Et rapidement, les premiers témoins ont fait comprendre au juge Jocelyn Geoffroy qu’ils n’avaient apparemment aucune idée de la chute qui se tramait à l’horizon.
«Je suis tombé en bas de ma chaise», a témoigné Denis St-Cyr à propos du moment où il a appris que Stéphan Huot avait été en défaut de paiement à certains moments et que leurs investissements avaient présumément servi à payer des intérêts sur d’autres prêts.
Dans leur poursuite, les demandeurs accusaient Giroux de les avoir entraînés dans un stratagème «qui s’apparente à un système de Ponzi».
«C’est à l’encontre de ce qu’on nous disait. [...] Les représentations étaient à l’effet que tout baignait dans l’huile, que ça allait bien», a expliqué l’homme d’affaires, ajoutant que pendant ce temps, Robert Giroux aurait continué à «se payer des frais».
«Si c’était à recommencer, je n’aurais jamais mis une cenne là-dedans. Ça faisait déjà six ans qu’Huot perdait 1 M$ par mois et nous, on continuait à mettre de l’argent là-dedans» – Denis St-Cyr, ingénieur civil et investisseur immobilier
200 M$ dans Groupe Huot
Le portrait dressé par Robert Giroux aux investisseurs avant qu’ils ne mettent leur argent dans les fonds d’investissement Q-12 et FIISH était aussi, semble-t-il, bien loin de la réalité.
Garanties solides, sécurité, rendement intéressant et surtout diversification; le «pitch» de vente de Giroux a convaincu les investisseurs. Or, les centaines de millions levés servaient en majorité aux projets d’un seul emprunteur: Stéphan Huot.

«Il me disait que c’était bien diversifié, mais je me suis aperçu plus tard qu’on ne comprenait probablement pas ça de la même manière», a confié Paul Tardif, président d’Eterna Groupe Financier, qui a investi 2,6M$ de l’argent de clients dans l’aventure où «87% du fonds était avec M. Huot».
Le montant représentait certes un infime pourcentage de l'ensemble des actifs totaux du groupe, d'une valeur de 1,8 milliard, mais M. Tardif se serait bien passé de ces inconvénients. «Nous, on n’avait pas besoin de ça ces problèmes-là, de quelqu’un en qui on avait pas confiance et du risque que ça représentait pour notre clientèle.»
Surtout que même si plusieurs prêts étaient faits sur plusieurs projets, les pertes, elles, étaient «réparties sur l’ensemble des commanditaires», ont expliqué les deux premiers témoins.
«M. Giroux me l’a dit à plusieurs reprises, des dizaines de fois: “Un pour tous, tous pour un”», a raconté Paul Tardif.

«Jamais vu»
Les investisseurs accusent aussi Robert Giroux d’avoir manqué de rigueur dans le suivi de leur placement.
Les deux premiers témoins ont notamment cité l’utilisation de «déboursés uniques» sur des prêts servant à des projets immobiliers, par exemple un hangar à Saint-Hubert.
«[C’était] des déboursés faits à l’aveugle. [...] Je n’avais jamais vu ça de toute ma vie», a souligné Paul Tardif.
«Quand tu as 200 M$ de prêtés à un seul emprunteur qui a des problèmes de liquidités, [Robert Giroux] aurait dû être à côté d’Huot pendant qu’il signait les chèques.
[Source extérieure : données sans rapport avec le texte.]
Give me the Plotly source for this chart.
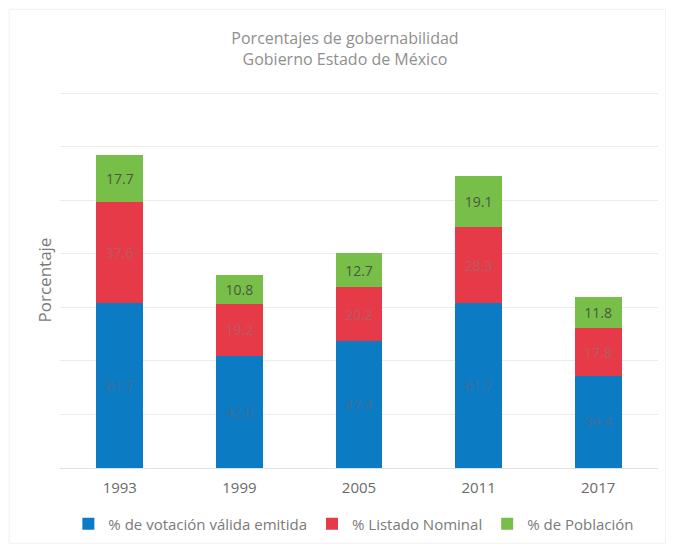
import plotly.graph_objects as go

years = ["1993", "1999", "2005", "2011", "2017"]
votacion = [61.7, 42.0, 47.4, 61.7, 34.4]
listado = [37.6, 19.2, 20.2, 28.3, 17.8]
poblacion = [17.7, 10.8, 12.7, 19.1, 11.8]

series = [
    ("% de votación válida emitida", votacion, "#0b7bc4", "#3f6f98"),
    ("% Listado Nominal", listado, "#e63a48", "#b85a63"),
    ("% de Población", poblacion, "#78bf4a", "#4a5840"),
]

fig = go.Figure()
for name, vals, color, tcolor in series:
    fig.add_trace(go.Bar(
        x=years, y=vals, name=name,
        marker=dict(color=color, line=dict(width=0)),
        text=[f"{v:.1f}" for v in vals],
        textposition="inside", insidetextanchor="middle",
        textfont=dict(color=tcolor, size=14, family="Open Sans"),
        hoverinfo="skip",
    ))

# page has an 8px body margin, so the figure is sized to fill the rest
fig.update_layout(
    barmode="stack",
    bargap=0.61,
    width=666, height=543,
    paper_bgcolor="white", plot_bgcolor="white",
    margin=dict(l=52, r=16, t=84, b=83, autoexpand=False),
    font=dict(family="Open Sans", color="#7f7f7f"),
    title=dict(
        text="Porcentajes de gobernabilidad<br>Gobierno Estado de México",
        x=0.506, xanchor="center", y=0.934, yanchor="middle",
        font=dict(size=16, color="#8f8f8f"),
    ),
    xaxis=dict(
        showline=True, linecolor="#e0e0e0", linewidth=1,
        tickfont=dict(size=15, color="#6a6a6a"),
        ticks="outside", ticklen=6, tickcolor="rgba(0,0,0,0)",
        automargin=False,
    ),
    yaxis=dict(
        range=[0, 140.5], dtick=20,
        showticklabels=False,
        gridcolor="#ebebeb", gridwidth=1,
        zeroline=False, automargin=False,
        title=dict(text="Porcentaje", font=dict(size=17, color="#7a7a7a"), standoff=3),
    ),
    legend=dict(
        orientation="h", x=0.014, xanchor="left", y=-0.149, yanchor="middle",
        font=dict(size=15, color="#7a7a7a"),
        traceorder="normal",
        itemwidth=30,
    ),
    uniformtext=dict(minsize=8, mode="show"),
)

fig.add_shape(type="rect", xref="paper", yref="paper",
              x0=-0.085, x1=1.013, y0=-0.2, y1=1.22,
              line=dict(color="#f0f0f0", width=1), layer="below")

fig.write_html("out.html")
Ça aurait été ça, un suivi serré.»

Long procès
Le procès est prévu pour un total de six semaines ce printemps et à l’automne. Plusieurs dizaines de témoins devraient être entendus dans cette affaire sur laquelle plane l’ombre de la faillite de près de 1,2 milliard de l’empire de Stéphan Huot.
Réfutant les allégations des demandeurs, Robert Giroux a déposé une contre-poursuite de 25 M$.
Le conflit entre Robert Giroux et «les millionnaires»
- Recrutés pour investir 200 M$ dans les projets du Groupe Huot, 75 hommes d’affaires de Québec accusent Robert Giroux de ne pas avoir été transparent dans les démarches.
- Après la débâcle de Stéphan Huot, le groupe poursuit en juillet 2023 Robert Giroux pour 150 M$, alléguant un «stratagème» lui ayant permis de s’enrichir comme s’ils étaient «des guichets automatiques».
- L’homme d’affaires réplique en octobre en poursuivant à son tour le groupe d’investisseurs dans le but de laver sa réputation. Il leur réclame 25 M$ et rejette dans sa défense le blâme sur Stéphan Huot.
- Un procès de six semaines qui s’est ouvert lundi à Québec permettra de trancher ces questions.